Il titolo è stato atteso per oltre dieci anni, dieci anni in cui il mercato ha vissuto un’evoluzione folle, basti pensare al recente sbarco su Playstation del VR per la realtà aumentata.
C’erano timori legati al fatto che sarebbe stato un gioco troppo ancorato al passato, basato su una vecchia tecnologia. Il buon Fumito Ueda si è sempre dimostrato sicuro della sua creatura e, dopo averlo provato, possiamo dargli ragione.
The Last Guardian è incentrato nella sua interezza sulla storia - sotto forma di flashback - di un ragazzo proveniente da un villaggio sperduto chissà dove, che si ritrova chissà perché in una vallata dalla quale è apparentemente impossibile fuggire. Risvegliandosi in compagnia di una creatura dalle fattezze mitologiche, come evidenziato dalla sequenza iniziale che mostra alcune di quelle realmente esistite nell'immaginario collettivo. Un rapporto destinato ad evolvere nel corso del tempo, perché le vicissitudini dei due protagonisti li porteranno ad una connessione profonda, fino a diventare colonna portante della produzione e ad incidere nelle dinamiche di gameplay.
L'ambientazione è composta da strutture imponenti che si perdono a vista d'occhio, altezze che provocano vertigini al solo sporgere la testa, ostacoli che richiedono ingegno per essere superati. La collaborazione tra i due è quindi fondamentale, perché il ragazzo può muoversi agilmente negli spazi angusti o scalare edifici quando vi sono solamente piccoli appigli, in groppa alla creatura può balzare tra punti molto distanti o difendersi dai pericoli animati che popolano l'ambientazione.
Un titolo che ha il compito di raccogliere l'eredità delle precedenti produzioni di Fumito Ueda, rappresentando la sintesi perfetta delle sue opere. Da una parte c'è l'interazione tra un protagonista così fragile e il corpo colossale del grifone, recuperata da Shadow of the Colossus. Dall'altra l'esplorazione partecipe e curiosa di rovine antiche e incomprensibili, che arriva invece da ICO.
Intrecciandosi in forme nuove questi due elementi avrebbero dovuto dare vita ad un impasto ludico più complesso, dal sapore almeno in parte inedito. Il canone a cui The Last Guardian aderisce, insomma, è quello dei classici giochi d'avventura nati alla fine degli anni Novanta, lasciando alle "scampagnate" sul dorso della grande bestia mangia-uomini un valore più che altro contemplativo. Mentre Trico salta sui costoni rocciosi, sui ponti sospesi e sulle impalcature, capita spesso di rimanere ammaliati dall'estensione impressionante delle architetture, dalla loro indicibile eleganza. Questa sorta di ammirazione estatica in cui ci troviamo all'improvviso, rapiti, non è certo un elemento secondario nell'economia di gioco.

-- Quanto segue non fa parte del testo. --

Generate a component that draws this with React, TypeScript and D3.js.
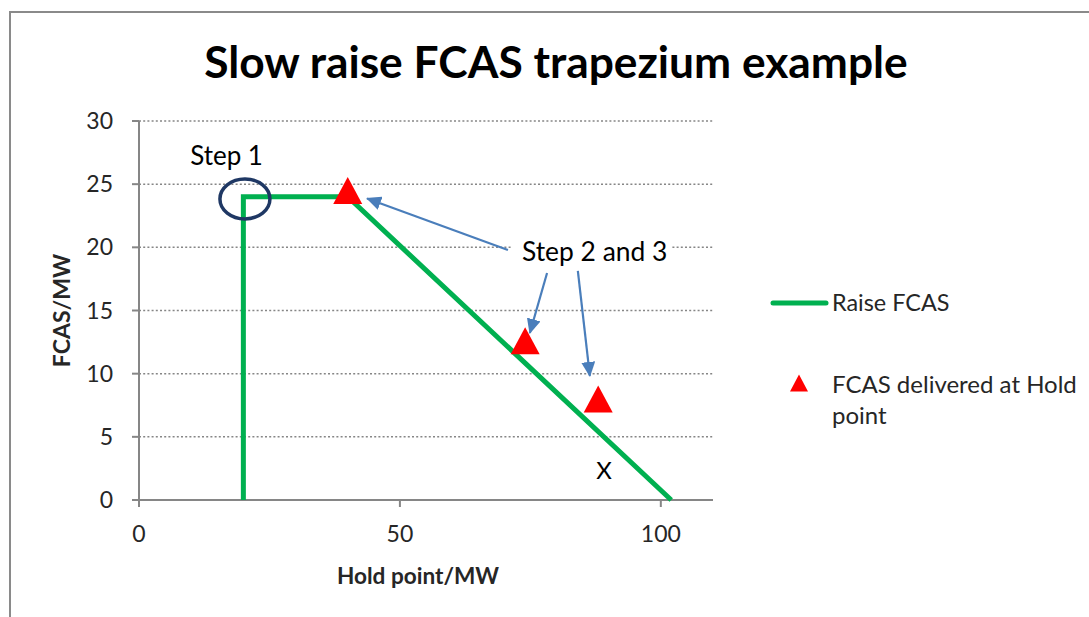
import React from "react";
import * as d3 from "d3";

// ---- data ----
const lineX = [20, 20, 40, 102];
const lineY = [0, 24, 24, 0];
const holdX = [40, 74, 88];
const holdY = [24.5, 12.6, 8];
const yTicks = [0, 5, 10, 15, 20, 25, 30];
const xTicks = [0, 50, 100];
const titleText = "Slow raise FCAS trapezium example";
const xTitle = "Hold point/MW";
const yTitle = "FCAS/MW";
const seriesNames = ["Raise FCAS", "FCAS delivered at Hold", "point"];

// annotations in data units
const step1 = { x: 9.8, y: 26.5, text: "Step 1" };
const ring = { x: 20.3, y: 23.83 };
const step23 = { x: 73.4, y: 18.92, text: "Step 2 and 3" };
const arrows = [
  { x1: 70.7, y1: 19.79, x2: 43.7, y2: 23.87 },
  { x1: 78.2, y1: 17.97, x2: 74.9, y2: 13.22 },
  { x1: 84.1, y1: 18.13, x2: 86.4, y2: 9.82 },
];
const xMark = { x: 89.1, y: 1.7, text: "X" };

const W = 1089;
const H = 617;
const FONT = "Lato, 'Open Sans', sans-serif";
const TXT = "#262626";
const GRAY = "#868686";

export default function App() {
  const x = d3.scaleLinear().domain([0, 110]).range([139, 713]);
  const y = d3.scaleLinear().domain([0, 30]).range([500, 121]);

  const linePath = d3
    .line<number>()
    .x((_, i) => x(lineX[i]))
    .y((_, i) => y(lineY[i]))(lineX);

  const tri = (cx: number, cy: number, w: number, h: number) =>
    `M${cx},${cy - h / 2}L${cx + w / 2},${cy + h / 2}L${cx - w / 2},${cy + h / 2}Z`;

  return (
    <svg
      width={W}
      height={H}
      style={{ position: "absolute", left: 0, top: 0, background: "#fff" }}
      fontFamily={FONT}
    >
      <defs>
        <marker
          id="ah"
          markerUnits="userSpaceOnUse"
          markerWidth={16}
          markerHeight={14}
          refX={14}
          refY={7}
          orient="auto"
        >
          <path d="M0,0L15,7L0,14Z" fill="#4A7EBB" />
        </marker>
      </defs>
      <rect x={0} y={0} width={W} height={H} fill="#fff" />
      {/* frame */}
      <path d={`M10,${H}L10,12L${W},12`} fill="none" stroke="#8a8a8a" strokeWidth={2} />

      {/* title */}
      <text
        x={556}
        y={78}
        textAnchor="middle"
        fontSize={44.3}
        fontWeight="bold"
        fill="#000"
      >
        {titleText}
      </text>

      {/* gridlines */}
      {yTicks
        .filter((t) => t !== 0)
        .map((t) => (
          <line
            key={"g" + t}
            x1={x(0)}
            x2={x(110)}
            y1={y(t)}
            y2={y(t)}
            stroke={GRAY}
            strokeWidth={1.5}
            strokeDasharray="2 2.2"
          />
        ))}

      {/* axes */}
      <line x1={x(0)} x2={x(0)} y1={y(30)} y2={y(0)} stroke={GRAY} strokeWidth={2} />
      <line x1={x(0) - 7} x2={x(110)} y1={y(0)} y2={y(0)} stroke={GRAY} strokeWidth={2} />
      {yTicks.map((t) => (
        <g key={"yt" + t}>
          <line x1={x(0) - 7} x2={x(0)} y1={y(t)} y2={y(t)} stroke={GRAY} strokeWidth={2} />
          <text
            x={113}
            y={y(t)}
            dy="0.35em"
            textAnchor="end"
            fontSize={23}
            fill={TXT}
          >
            {t}
          </text>
        </g>
      ))}
      {xTicks.map((t) => (
        <g key={"xt" + t}>
          <line x1={x(t)} x2={x(t)} y1={y(0)} y2={y(0) + 7} stroke={GRAY} strokeWidth={2} />
          <text x={x(t)} y={542} textAnchor="middle" fontSize={23} fill={TXT}>
            {t}
          </text>
        </g>
      ))}

      {/* axis titles */}
      <text x={418} y={584} textAnchor="middle" fontSize={22.6} fontWeight="bold" fill={TXT}>
        {xTitle}
      </text>
      <text
        transform={`translate(70,${(y(0) + y(30)) / 2}) rotate(-90)`}
        textAnchor="middle"
        fontSize={23}
        fontWeight="bold"
        fill={TXT}
      >
        {yTitle}
      </text>

      {/* series line */}
      <path
        d={linePath || ""}
        fill="none"
        stroke="#00B050"
        strokeWidth={5}
        strokeLinejoin="miter"
      />

      {/* markers */}
      {holdX.map((v, i) => (
        <path key={"m" + i} d={tri(x(v), y(holdY[i]), 29, 27)} fill="#FF0000" />
      ))}

      {/* annotations */}
      <text x={x(step1.x)} y={y(step1.y)} fontSize={26} fill="#000">
        {step1.text}
      </text>
      <ellipse
        cx={x(ring.x)}
        cy={y(ring.y)}
        rx={25}
        ry={20}
        fill="none"
        stroke="#1F3864"
        strokeWidth={3.5}
      />
      <rect
        x={x(step23.x) - 10}
        y={y(step23.y) - 26}
        width={160}
        height={34}
        fill="#fff"
      />
      <text x={x(step23.x)} y={y(step23.y)} fontSize={26.4} fill="#000">
        {step23.text}
      </text>
      {arrows.map((a, i) => (
        <line
          key={"a" + i}
          x1={x(a.x1)}
          y1={y(a.y1)}
          x2={x(a.x2)}
          y2={y(a.y2)}
          stroke="#4A7EBB"
          strokeWidth={2.2}
          markerEnd="url(#ah)"
        />
      ))}
      <text x={x(xMark.x)} y={y(xMark.y)} textAnchor="middle" fontSize={24} fill="#000">
        {xMark.text}
      </text>

      {/* legend */}
      <line
        x1={773}
        x2={826}
        y1={303}
        y2={303}
        stroke="#00B050"
        strokeWidth={5}
        strokeLinecap="round"
      />
      <text x={832} y={303} dy="0.35em" fontSize={23.4} fill={TXT}>
        {seriesNames[0]}
      </text>
      <path d={tri(799, 383, 18, 17)} fill="#FF0000" />
      <text x={832} y={393} fontSize={24} fill={TXT}>
        {seriesNames[1]}
      </text>
      <text x={832} y={424} fontSize={24} fill={TXT}>
        {seriesNames[2]}
      </text>
    </svg>
  );
}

Le proporzioni inconcepibili dei pinnacoli ornamentali, i fragili equilibri delle campate che si allungano sul vuoto, e ancora il rifiorire di dettagli che si accalcano sulle pareti ornate degli edifici in lontananza, colpisce senza preavviso il giocatore, che si sente quasi sopraffatto dall'inebriante bellezza del Nido. Si tratta di una meraviglia architettonica con un'impronta unica, distintiva, in cui confluiscono le geometrie rocciose di Petra, e l'arte votiva dei popoli neolitici, gli archi e le volte del gotico europeo. Di tanto in tanto la bellezza dei panorami di The Last Guardian diventa più fragorosa dei suoi silenzi, fin quasi a generare un brivido leggero, una vertigine, un moto dolce di malinconica euforia. È un gioco che offre vari livelli di sfida e può essere finito in circa dieci ore, ma per viverlo appieno serviranno molte più ore. Ha dei difetti, è pur sempre stato sviluppato e studiato per PS3 e modificato in corso d’opera, non è adrenalinico o assuefacente, ma è poetico nella sua eleganza.
Giocandoci non vi verrà voglia di tirare il pad contro il muro, ma inizierete a desiderare di avere un gatto in versione super extra large con cui lanciarvi in nuove avventure.